Work to complete: Set down exactly the lines of the listing below, please, beginning with the first and ending with the line that holds "const yTicks = [0, 10, 20, 30, 40, 50];".

Information supplied:
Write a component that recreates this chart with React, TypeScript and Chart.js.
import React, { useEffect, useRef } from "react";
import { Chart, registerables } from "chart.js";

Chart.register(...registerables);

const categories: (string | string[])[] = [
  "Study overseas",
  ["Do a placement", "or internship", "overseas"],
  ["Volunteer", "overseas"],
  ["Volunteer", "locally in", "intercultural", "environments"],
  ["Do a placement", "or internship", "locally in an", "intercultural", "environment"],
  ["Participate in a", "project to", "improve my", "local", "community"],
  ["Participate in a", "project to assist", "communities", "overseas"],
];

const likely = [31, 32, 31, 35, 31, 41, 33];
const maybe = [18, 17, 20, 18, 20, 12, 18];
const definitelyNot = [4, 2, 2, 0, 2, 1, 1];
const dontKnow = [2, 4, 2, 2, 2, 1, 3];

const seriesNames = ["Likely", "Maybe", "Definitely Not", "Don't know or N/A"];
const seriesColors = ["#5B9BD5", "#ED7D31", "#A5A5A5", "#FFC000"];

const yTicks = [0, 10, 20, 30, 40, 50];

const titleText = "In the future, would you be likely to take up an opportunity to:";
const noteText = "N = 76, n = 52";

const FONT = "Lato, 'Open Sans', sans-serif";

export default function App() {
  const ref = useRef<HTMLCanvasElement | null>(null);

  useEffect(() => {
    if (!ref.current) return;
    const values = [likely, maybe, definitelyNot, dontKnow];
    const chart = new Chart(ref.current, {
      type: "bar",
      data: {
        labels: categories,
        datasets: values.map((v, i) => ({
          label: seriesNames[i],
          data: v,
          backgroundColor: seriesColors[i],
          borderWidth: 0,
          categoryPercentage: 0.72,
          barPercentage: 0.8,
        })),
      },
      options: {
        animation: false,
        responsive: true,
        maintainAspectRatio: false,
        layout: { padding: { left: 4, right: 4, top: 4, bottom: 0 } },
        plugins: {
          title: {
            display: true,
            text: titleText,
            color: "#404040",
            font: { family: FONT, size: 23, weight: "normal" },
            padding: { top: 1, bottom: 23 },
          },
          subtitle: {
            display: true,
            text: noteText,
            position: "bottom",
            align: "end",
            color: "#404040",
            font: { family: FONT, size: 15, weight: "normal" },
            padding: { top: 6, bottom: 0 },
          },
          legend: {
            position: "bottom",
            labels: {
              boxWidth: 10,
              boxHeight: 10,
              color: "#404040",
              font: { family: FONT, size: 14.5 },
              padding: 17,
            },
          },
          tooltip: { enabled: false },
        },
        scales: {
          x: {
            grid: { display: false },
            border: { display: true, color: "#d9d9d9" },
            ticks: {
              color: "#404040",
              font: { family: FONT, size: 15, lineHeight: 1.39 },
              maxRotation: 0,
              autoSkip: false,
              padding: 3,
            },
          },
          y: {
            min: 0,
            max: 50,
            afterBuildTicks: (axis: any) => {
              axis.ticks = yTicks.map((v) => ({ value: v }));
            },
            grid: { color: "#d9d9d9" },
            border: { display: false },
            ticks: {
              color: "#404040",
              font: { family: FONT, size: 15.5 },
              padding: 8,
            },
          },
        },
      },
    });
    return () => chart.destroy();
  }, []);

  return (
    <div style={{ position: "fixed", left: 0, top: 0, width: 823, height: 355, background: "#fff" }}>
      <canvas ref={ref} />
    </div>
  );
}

Final result:
Write a component that recreates this chart with React, TypeScript and Chart.js.
import React, { useEffect, useRef } from "react";
import { Chart, registerables } from "chart.js";

Chart.register(...registerables);

const categories: (string | string[])[] = [
  "Study overseas",
  ["Do a placement", "or internship", "overseas"],
  ["Volunteer", "overseas"],
  ["Volunteer", "locally in", "intercultural", "environments"],
  ["Do a placement", "or internship", "locally in an", "intercultural", "environment"],
  ["Participate in a", "project to", "improve my", "local", "community"],
  ["Participate in a", "project to assist", "communities", "overseas"],
];

const likely = [31, 32, 31, 35, 31, 41, 33];
const maybe = [18, 17, 20, 18, 20, 12, 18];
const definitelyNot = [4, 2, 2, 0, 2, 1, 1];
const dontKnow = [2, 4, 2, 2, 2, 1, 3];

const seriesNames = ["Likely", "Maybe", "Definitely Not", "Don't know or N/A"];
const seriesColors = ["#5B9BD5", "#ED7D31", "#A5A5A5", "#FFC000"];

const yTicks = [0, 10, 20, 30, 40, 50];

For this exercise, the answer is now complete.